> **Dataset excerpts**:
◆ ◆ ◆ ◆

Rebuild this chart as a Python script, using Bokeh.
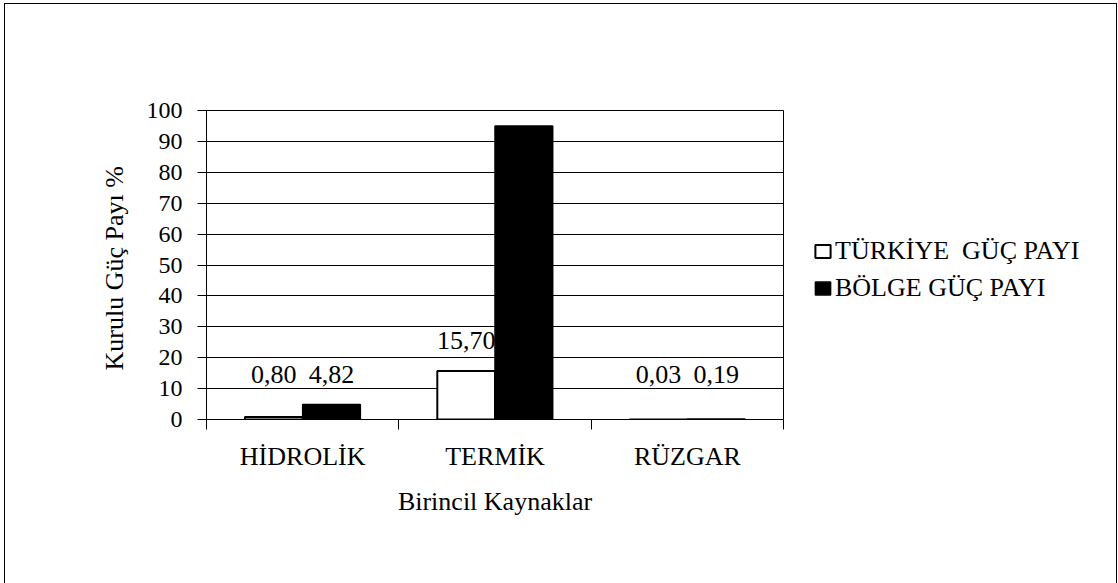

◆ ◆ ◆ ◆

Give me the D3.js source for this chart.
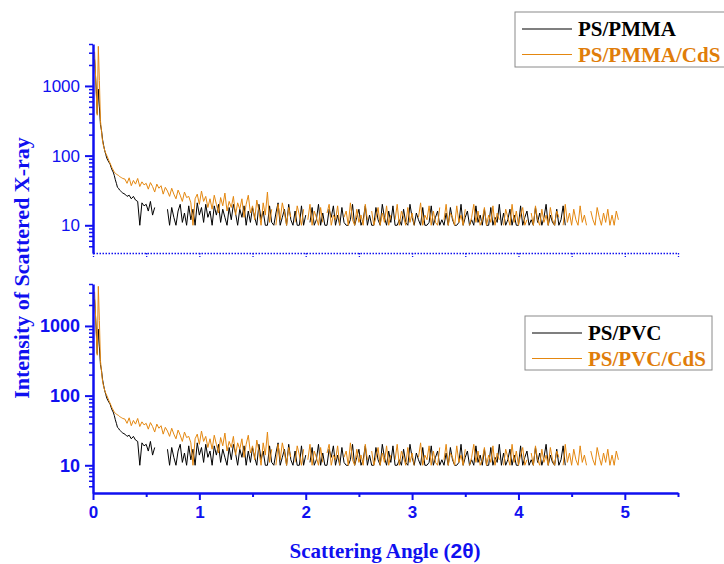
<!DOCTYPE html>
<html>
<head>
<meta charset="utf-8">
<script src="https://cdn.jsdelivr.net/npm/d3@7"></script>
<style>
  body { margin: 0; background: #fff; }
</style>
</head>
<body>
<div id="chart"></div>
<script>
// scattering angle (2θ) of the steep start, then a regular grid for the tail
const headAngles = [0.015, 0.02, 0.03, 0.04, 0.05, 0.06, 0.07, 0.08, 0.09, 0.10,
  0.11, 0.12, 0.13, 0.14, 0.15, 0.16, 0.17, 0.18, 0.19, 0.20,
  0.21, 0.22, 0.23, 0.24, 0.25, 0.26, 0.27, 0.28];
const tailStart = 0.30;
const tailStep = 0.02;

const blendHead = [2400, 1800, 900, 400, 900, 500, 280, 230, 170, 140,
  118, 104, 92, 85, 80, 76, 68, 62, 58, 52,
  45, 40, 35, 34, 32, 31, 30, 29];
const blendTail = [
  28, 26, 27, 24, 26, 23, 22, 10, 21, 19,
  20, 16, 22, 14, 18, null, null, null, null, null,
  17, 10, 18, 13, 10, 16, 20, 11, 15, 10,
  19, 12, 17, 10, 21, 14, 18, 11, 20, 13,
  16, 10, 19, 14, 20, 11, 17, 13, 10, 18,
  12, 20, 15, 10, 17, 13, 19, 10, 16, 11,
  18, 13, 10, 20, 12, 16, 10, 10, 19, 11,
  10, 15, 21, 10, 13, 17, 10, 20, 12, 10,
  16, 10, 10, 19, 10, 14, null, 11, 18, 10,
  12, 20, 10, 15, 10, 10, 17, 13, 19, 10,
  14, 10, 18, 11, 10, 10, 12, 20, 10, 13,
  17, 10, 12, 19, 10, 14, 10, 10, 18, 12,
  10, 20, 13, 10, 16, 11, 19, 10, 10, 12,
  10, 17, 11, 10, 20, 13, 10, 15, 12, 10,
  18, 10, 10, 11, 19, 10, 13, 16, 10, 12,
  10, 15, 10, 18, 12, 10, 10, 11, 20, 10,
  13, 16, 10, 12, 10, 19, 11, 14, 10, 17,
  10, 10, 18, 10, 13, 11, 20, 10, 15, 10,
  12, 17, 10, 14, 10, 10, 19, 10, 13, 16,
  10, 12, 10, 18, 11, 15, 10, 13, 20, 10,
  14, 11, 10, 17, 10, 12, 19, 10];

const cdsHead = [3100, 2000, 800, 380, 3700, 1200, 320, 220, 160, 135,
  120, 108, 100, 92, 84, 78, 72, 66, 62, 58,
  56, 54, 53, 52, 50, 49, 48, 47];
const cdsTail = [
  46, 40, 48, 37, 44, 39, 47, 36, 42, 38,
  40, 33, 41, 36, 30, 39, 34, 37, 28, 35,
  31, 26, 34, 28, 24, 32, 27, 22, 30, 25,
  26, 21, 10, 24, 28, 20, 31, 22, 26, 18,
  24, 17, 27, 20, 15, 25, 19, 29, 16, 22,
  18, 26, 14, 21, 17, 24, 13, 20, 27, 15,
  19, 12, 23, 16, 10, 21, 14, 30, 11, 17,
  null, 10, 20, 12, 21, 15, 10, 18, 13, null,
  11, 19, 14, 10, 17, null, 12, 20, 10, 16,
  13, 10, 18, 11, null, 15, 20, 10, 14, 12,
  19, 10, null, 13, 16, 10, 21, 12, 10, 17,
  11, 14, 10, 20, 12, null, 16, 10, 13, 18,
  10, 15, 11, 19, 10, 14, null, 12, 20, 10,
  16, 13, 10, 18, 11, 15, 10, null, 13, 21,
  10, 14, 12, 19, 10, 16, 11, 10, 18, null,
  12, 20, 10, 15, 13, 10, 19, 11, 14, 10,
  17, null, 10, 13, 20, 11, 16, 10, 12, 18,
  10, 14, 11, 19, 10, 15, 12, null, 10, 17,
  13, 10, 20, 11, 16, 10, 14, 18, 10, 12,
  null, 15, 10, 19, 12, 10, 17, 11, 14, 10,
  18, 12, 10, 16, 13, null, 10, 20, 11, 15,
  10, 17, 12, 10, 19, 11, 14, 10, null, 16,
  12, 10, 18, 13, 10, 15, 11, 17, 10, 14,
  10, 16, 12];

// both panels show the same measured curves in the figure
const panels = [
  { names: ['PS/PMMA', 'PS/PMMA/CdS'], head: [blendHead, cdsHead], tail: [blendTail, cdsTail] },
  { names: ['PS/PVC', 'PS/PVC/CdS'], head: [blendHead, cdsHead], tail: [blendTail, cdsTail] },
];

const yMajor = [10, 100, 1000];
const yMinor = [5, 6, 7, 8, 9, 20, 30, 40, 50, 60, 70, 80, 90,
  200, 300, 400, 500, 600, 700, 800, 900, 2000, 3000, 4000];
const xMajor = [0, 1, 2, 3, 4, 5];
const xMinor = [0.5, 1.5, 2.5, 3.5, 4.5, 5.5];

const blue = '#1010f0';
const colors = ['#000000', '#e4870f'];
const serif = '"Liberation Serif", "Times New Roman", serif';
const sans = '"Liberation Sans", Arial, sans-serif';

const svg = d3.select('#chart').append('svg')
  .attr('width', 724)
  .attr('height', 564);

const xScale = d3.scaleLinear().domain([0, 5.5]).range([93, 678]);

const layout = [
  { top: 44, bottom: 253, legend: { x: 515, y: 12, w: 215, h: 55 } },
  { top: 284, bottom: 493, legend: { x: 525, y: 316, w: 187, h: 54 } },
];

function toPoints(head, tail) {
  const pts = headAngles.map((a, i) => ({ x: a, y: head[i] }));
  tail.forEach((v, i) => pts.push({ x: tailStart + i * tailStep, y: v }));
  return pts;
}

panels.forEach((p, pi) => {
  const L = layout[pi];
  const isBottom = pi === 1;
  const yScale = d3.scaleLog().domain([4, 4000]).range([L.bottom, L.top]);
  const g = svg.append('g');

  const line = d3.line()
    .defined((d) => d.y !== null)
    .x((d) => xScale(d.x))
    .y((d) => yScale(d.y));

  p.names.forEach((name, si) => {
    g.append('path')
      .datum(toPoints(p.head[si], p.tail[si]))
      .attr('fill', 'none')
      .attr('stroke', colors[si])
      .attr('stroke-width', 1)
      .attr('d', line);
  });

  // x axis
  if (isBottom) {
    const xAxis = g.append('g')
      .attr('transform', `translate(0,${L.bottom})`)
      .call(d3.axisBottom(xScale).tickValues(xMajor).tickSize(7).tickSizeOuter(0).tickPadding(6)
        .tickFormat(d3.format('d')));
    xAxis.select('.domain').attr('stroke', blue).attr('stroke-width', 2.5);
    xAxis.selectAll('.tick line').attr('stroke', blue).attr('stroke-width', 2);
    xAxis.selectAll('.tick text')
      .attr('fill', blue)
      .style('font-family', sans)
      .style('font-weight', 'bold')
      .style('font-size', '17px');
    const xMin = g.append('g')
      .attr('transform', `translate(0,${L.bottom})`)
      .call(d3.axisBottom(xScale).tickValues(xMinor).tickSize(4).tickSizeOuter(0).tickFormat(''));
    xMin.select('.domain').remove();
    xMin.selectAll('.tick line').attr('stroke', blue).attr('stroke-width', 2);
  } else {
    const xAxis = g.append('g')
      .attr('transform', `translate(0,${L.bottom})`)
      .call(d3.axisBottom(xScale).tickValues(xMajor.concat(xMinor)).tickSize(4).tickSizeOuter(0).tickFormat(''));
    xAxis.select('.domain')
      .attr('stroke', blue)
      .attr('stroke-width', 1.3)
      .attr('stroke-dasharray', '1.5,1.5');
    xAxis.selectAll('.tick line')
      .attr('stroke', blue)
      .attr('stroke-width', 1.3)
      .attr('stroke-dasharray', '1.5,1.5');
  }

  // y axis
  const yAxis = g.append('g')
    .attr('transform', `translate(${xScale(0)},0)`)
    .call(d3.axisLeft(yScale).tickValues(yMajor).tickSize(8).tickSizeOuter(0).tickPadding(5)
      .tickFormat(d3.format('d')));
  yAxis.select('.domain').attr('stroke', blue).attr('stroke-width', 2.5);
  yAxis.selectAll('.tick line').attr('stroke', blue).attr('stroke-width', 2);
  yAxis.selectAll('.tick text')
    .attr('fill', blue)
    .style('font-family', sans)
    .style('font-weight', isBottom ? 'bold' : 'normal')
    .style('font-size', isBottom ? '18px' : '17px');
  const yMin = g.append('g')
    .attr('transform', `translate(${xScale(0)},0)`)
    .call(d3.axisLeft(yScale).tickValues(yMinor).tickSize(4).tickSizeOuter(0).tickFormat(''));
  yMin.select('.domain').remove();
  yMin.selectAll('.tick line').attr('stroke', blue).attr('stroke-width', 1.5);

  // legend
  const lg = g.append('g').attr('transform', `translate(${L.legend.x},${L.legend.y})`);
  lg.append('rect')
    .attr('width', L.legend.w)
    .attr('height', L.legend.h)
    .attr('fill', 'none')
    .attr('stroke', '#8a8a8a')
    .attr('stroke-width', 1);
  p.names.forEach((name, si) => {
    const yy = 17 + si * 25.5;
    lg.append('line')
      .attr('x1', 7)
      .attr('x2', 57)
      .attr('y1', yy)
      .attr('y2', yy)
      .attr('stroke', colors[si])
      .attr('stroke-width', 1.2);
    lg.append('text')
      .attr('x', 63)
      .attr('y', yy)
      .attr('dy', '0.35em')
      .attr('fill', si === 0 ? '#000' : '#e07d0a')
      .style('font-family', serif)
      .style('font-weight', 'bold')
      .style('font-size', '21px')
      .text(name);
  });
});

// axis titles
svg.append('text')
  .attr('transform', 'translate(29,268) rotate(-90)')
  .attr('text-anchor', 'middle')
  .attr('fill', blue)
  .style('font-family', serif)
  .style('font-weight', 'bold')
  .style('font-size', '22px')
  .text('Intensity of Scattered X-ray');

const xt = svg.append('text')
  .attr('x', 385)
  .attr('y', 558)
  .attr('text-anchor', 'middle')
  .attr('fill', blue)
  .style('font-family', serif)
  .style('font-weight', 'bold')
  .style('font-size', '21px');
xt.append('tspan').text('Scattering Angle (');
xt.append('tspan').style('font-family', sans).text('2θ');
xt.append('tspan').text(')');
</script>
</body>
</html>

◆ ◆ ◆ ◆

> **Written request**: Only the lines between the one with "Give me the D3.js source for this chart." and the one with "const tailStep = 0.02;", those two included, get copied from the material above. Keep it exact and free of pictures.

> **Written answer**:
Give me the D3.js source for this chart.
<!DOCTYPE html>
<html>
<head>
<meta charset="utf-8">
<script src="https://cdn.jsdelivr.net/npm/d3@7"></script>
<style>
  body { margin: 0; background: #fff; }
</style>
</head>
<body>
<div id="chart"></div>
<script>
// scattering angle (2θ) of the steep start, then a regular grid for the tail
const headAngles = [0.015, 0.02, 0.03, 0.04, 0.05, 0.06, 0.07, 0.08, 0.09, 0.10,
  0.11, 0.12, 0.13, 0.14, 0.15, 0.16, 0.17, 0.18, 0.19, 0.20,
  0.21, 0.22, 0.23, 0.24, 0.25, 0.26, 0.27, 0.28];
const tailStart = 0.30;
const tailStep = 0.02;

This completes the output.